§ WHAT TO WORK ON
Wherever the word "this" appears in a line, copy that line.

§ SUPPLIED RECORDS
## Begin
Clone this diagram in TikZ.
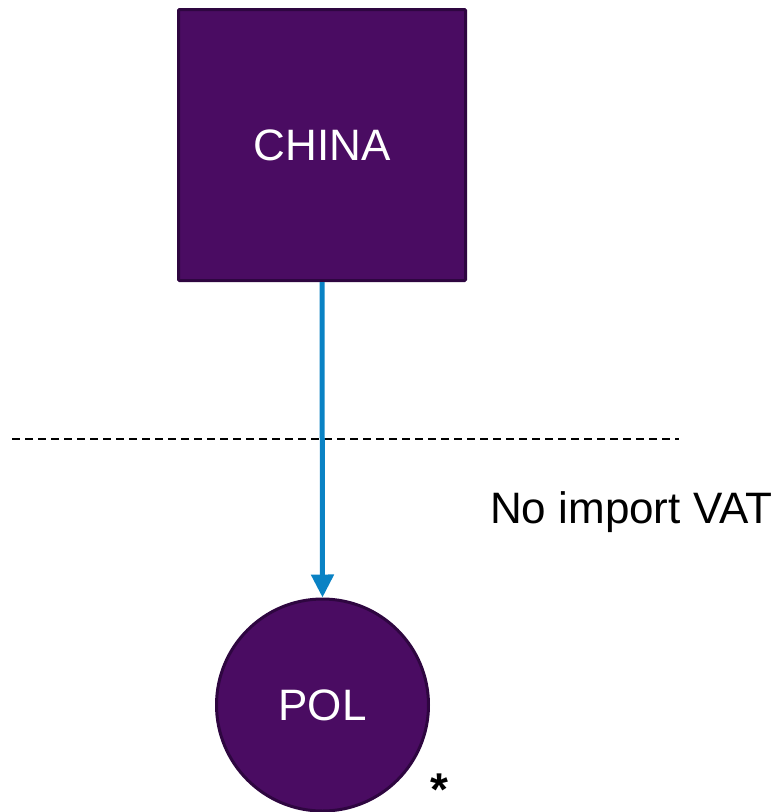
## End
## Begin
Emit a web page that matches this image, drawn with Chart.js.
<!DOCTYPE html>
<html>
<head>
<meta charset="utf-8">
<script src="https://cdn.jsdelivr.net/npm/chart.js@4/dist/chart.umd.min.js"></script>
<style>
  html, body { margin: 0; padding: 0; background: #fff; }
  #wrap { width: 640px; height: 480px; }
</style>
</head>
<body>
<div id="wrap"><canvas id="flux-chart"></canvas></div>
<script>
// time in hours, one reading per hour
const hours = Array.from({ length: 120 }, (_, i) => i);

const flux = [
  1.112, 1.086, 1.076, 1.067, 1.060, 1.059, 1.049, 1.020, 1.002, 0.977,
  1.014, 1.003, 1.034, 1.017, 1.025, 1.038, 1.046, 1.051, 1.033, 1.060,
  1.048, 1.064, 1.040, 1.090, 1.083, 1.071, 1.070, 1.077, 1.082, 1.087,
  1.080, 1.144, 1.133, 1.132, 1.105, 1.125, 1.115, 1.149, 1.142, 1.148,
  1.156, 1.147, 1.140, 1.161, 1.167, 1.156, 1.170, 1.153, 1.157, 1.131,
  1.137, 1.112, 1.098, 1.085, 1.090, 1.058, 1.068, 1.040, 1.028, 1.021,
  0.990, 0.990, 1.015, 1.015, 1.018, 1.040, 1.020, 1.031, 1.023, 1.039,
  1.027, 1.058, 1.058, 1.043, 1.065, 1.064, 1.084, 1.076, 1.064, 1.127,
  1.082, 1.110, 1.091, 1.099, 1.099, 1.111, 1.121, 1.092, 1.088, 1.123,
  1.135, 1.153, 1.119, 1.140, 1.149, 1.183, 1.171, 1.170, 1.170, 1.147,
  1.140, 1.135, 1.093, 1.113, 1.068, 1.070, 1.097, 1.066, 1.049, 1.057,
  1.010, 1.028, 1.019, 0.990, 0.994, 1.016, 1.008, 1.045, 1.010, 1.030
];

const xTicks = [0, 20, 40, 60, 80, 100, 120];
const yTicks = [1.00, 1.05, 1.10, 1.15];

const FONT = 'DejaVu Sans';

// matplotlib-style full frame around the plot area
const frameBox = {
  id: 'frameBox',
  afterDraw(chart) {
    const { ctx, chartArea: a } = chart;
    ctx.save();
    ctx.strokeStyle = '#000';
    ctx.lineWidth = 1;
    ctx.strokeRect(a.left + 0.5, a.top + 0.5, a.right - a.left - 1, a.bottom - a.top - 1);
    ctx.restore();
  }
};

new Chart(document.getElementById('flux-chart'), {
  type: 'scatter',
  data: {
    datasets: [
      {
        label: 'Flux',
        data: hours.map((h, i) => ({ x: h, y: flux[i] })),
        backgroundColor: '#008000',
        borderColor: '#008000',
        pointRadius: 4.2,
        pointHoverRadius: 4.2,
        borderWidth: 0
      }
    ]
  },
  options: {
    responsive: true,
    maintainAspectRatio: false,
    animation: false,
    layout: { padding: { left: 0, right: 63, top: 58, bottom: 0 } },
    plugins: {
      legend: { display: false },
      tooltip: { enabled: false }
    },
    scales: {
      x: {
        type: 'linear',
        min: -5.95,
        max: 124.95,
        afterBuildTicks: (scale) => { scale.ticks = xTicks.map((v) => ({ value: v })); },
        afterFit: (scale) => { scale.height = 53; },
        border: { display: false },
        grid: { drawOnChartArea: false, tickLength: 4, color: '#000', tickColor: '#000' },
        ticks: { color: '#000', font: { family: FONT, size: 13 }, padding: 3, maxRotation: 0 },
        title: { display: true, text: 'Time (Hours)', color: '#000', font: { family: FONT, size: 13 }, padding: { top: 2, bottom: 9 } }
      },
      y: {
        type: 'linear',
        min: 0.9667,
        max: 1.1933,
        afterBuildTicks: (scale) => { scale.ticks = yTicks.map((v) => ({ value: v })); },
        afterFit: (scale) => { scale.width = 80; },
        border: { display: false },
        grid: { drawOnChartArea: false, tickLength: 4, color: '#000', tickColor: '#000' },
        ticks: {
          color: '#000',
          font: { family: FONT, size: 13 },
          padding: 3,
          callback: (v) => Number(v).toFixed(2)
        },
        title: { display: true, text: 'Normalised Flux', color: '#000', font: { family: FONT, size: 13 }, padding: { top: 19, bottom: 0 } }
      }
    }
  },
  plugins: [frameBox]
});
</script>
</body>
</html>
## End
§ FINAL RESULT
Clone this diagram in TikZ.
Emit a web page that matches this image, drawn with Chart.js.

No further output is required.